WHAT YOU ARE ASKED TO DO »
Write out the listing below in full and exactly, leaving out every picture.

Start of RECORDS

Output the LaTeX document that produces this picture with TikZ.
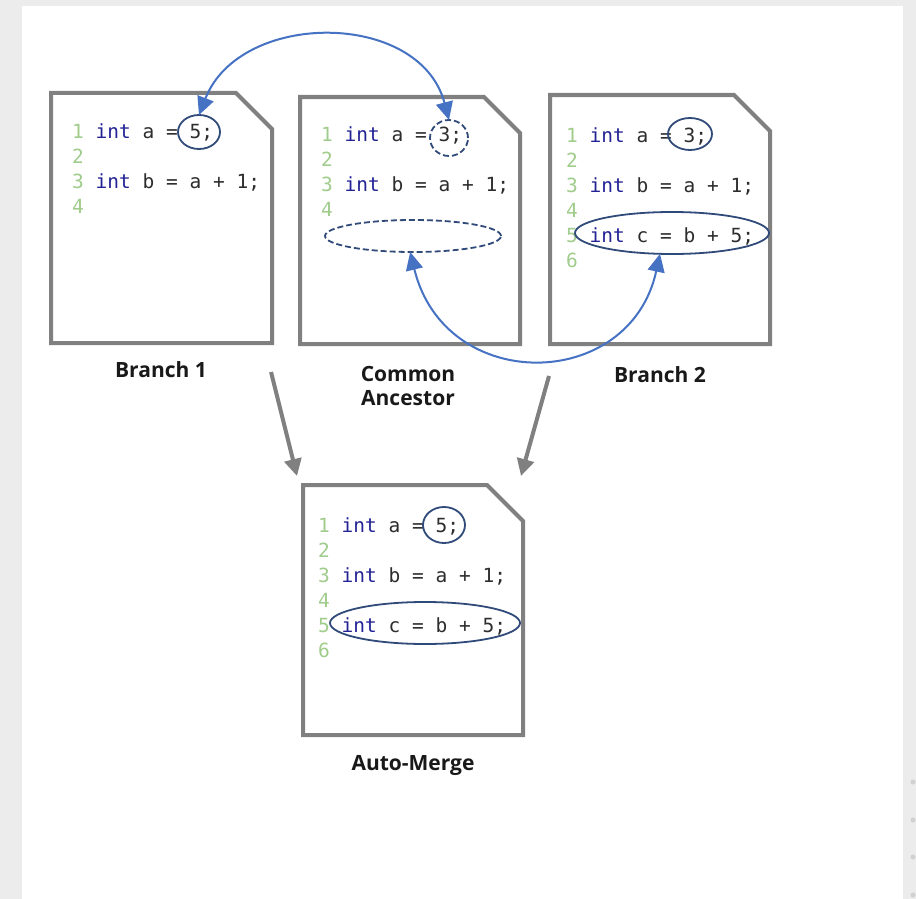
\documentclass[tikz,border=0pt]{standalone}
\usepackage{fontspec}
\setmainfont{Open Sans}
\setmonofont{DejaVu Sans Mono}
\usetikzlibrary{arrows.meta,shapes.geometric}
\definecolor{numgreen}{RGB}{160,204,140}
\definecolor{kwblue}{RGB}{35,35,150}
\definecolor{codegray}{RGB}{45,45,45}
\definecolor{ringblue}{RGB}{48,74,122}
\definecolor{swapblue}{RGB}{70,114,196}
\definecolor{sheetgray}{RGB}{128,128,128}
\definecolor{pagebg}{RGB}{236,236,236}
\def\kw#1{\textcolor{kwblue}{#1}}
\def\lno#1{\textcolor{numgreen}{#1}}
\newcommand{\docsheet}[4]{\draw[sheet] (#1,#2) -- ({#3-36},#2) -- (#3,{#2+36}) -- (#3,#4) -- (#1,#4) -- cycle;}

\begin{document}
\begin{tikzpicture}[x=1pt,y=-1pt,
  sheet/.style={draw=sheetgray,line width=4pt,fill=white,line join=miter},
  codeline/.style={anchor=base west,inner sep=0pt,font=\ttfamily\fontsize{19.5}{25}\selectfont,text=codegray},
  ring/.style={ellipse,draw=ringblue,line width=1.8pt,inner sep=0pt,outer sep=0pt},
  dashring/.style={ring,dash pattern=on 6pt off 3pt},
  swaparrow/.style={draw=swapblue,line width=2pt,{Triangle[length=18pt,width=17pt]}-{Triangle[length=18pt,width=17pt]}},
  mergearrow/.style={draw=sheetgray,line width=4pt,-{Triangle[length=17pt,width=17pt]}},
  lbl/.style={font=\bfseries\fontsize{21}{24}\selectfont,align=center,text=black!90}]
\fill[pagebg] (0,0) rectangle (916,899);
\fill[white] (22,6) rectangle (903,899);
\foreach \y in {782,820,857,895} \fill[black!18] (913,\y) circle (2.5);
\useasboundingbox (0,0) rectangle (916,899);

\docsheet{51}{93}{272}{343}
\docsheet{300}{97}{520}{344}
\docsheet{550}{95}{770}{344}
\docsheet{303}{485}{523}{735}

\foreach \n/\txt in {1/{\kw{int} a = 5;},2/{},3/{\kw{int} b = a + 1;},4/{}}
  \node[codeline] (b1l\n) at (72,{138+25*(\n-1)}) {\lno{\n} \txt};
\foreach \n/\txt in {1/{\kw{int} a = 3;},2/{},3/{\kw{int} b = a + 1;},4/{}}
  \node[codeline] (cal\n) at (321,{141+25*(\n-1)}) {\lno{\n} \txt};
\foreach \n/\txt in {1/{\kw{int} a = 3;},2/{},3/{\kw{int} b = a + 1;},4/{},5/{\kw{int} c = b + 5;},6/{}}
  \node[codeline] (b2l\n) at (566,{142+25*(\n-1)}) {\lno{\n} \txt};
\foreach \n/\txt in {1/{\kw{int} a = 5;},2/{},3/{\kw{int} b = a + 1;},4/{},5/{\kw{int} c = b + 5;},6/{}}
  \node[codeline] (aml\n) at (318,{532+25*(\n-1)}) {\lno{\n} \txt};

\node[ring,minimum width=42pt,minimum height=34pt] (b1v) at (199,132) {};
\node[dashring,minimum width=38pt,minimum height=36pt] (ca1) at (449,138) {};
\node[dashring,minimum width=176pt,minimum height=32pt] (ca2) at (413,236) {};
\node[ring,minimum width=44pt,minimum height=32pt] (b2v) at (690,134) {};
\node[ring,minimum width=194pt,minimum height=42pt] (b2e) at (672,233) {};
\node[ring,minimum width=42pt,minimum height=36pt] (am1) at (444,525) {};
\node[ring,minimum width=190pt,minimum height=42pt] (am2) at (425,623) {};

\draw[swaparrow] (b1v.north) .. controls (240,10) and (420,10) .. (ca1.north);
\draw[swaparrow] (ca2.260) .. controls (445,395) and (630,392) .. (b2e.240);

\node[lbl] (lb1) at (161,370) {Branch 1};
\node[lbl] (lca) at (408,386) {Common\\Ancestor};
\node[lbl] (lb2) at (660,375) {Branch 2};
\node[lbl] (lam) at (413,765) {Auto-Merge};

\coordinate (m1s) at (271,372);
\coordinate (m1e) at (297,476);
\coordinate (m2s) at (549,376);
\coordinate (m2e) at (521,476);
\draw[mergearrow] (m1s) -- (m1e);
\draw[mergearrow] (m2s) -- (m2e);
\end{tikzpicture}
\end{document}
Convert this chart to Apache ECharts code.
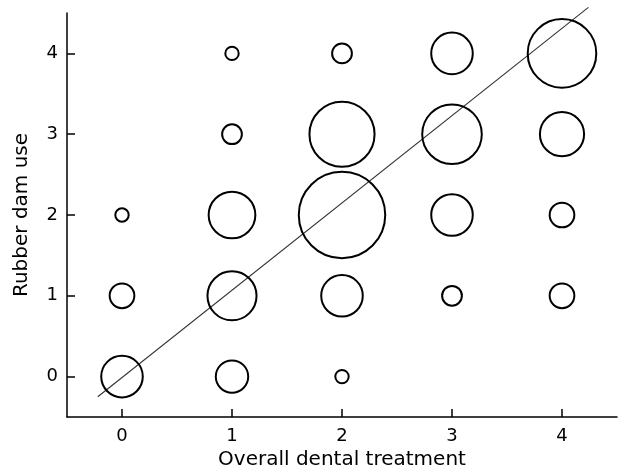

End of RECORDS

RESPONSE »
Output the LaTeX document that produces this picture with TikZ.
\documentclass[tikz,border=0pt]{standalone}
\usepackage{fontspec}
\setmainfont{Open Sans}
\setmonofont{DejaVu Sans Mono}
\usetikzlibrary{arrows.meta,shapes.geometric}
\definecolor{numgreen}{RGB}{160,204,140}
\definecolor{kwblue}{RGB}{35,35,150}
\definecolor{codegray}{RGB}{45,45,45}
\definecolor{ringblue}{RGB}{48,74,122}
\definecolor{swapblue}{RGB}{70,114,196}
\definecolor{sheetgray}{RGB}{128,128,128}
\definecolor{pagebg}{RGB}{236,236,236}
\def\kw#1{\textcolor{kwblue}{#1}}
\def\lno#1{\textcolor{numgreen}{#1}}
\newcommand{\docsheet}[4]{\draw[sheet] (#1,#2) -- ({#3-36},#2) -- (#3,{#2+36}) -- (#3,#4) -- (#1,#4) -- cycle;}

\begin{document}
\begin{tikzpicture}[x=1pt,y=-1pt,
  sheet/.style={draw=sheetgray,line width=4pt,fill=white,line join=miter},
  codeline/.style={anchor=base west,inner sep=0pt,font=\ttfamily\fontsize{19.5}{25}\selectfont,text=codegray},
  ring/.style={ellipse,draw=ringblue,line width=1.8pt,inner sep=0pt,outer sep=0pt},
  dashring/.style={ring,dash pattern=on 6pt off 3pt},
  swaparrow/.style={draw=swapblue,line width=2pt,{Triangle[length=18pt,width=17pt]}-{Triangle[length=18pt,width=17pt]}},
  mergearrow/.style={draw=sheetgray,line width=4pt,-{Triangle[length=17pt,width=17pt]}},
  lbl/.style={font=\bfseries\fontsize{21}{24}\selectfont,align=center,text=black!90}]
\fill[pagebg] (0,0) rectangle (916,899);
\fill[white] (22,6) rectangle (903,899);
\foreach \y in {782,820,857,895} \fill[black!18] (913,\y) circle (2.5);
\useasboundingbox (0,0) rectangle (916,899);

\docsheet{51}{93}{272}{343}
\docsheet{300}{97}{520}{344}
\docsheet{550}{95}{770}{344}
\docsheet{303}{485}{523}{735}

\foreach \n/\txt in {1/{\kw{int} a = 5;},2/{},3/{\kw{int} b = a + 1;},4/{}}
  \node[codeline] (b1l\n) at (72,{138+25*(\n-1)}) {\lno{\n} \txt};
\foreach \n/\txt in {1/{\kw{int} a = 3;},2/{},3/{\kw{int} b = a + 1;},4/{}}
  \node[codeline] (cal\n) at (321,{141+25*(\n-1)}) {\lno{\n} \txt};
\foreach \n/\txt in {1/{\kw{int} a = 3;},2/{},3/{\kw{int} b = a + 1;},4/{},5/{\kw{int} c = b + 5;},6/{}}
  \node[codeline] (b2l\n) at (566,{142+25*(\n-1)}) {\lno{\n} \txt};
\foreach \n/\txt in {1/{\kw{int} a = 5;},2/{},3/{\kw{int} b = a + 1;},4/{},5/{\kw{int} c = b + 5;},6/{}}
  \node[codeline] (aml\n) at (318,{532+25*(\n-1)}) {\lno{\n} \txt};

\node[ring,minimum width=42pt,minimum height=34pt] (b1v) at (199,132) {};
\node[dashring,minimum width=38pt,minimum height=36pt] (ca1) at (449,138) {};
\node[dashring,minimum width=176pt,minimum height=32pt] (ca2) at (413,236) {};
\node[ring,minimum width=44pt,minimum height=32pt] (b2v) at (690,134) {};
\node[ring,minimum width=194pt,minimum height=42pt] (b2e) at (672,233) {};
\node[ring,minimum width=42pt,minimum height=36pt] (am1) at (444,525) {};
\node[ring,minimum width=190pt,minimum height=42pt] (am2) at (425,623) {};

\draw[swaparrow] (b1v.north) .. controls (240,10) and (420,10) .. (ca1.north);
\draw[swaparrow] (ca2.260) .. controls (445,395) and (630,392) .. (b2e.240);

\node[lbl] (lb1) at (161,370) {Branch 1};
\node[lbl] (lca) at (408,386) {Common\\Ancestor};
\node[lbl] (lb2) at (660,375) {Branch 2};
\node[lbl] (lam) at (413,765) {Auto-Merge};

\coordinate (m1s) at (271,372);
\coordinate (m1e) at (297,476);
\coordinate (m2s) at (549,376);
\coordinate (m2e) at (521,476);
\draw[mergearrow] (m1s) -- (m1e);
\draw[mergearrow] (m2s) -- (m2e);
\end{tikzpicture}
\end{document}
Convert this chart to Apache ECharts code.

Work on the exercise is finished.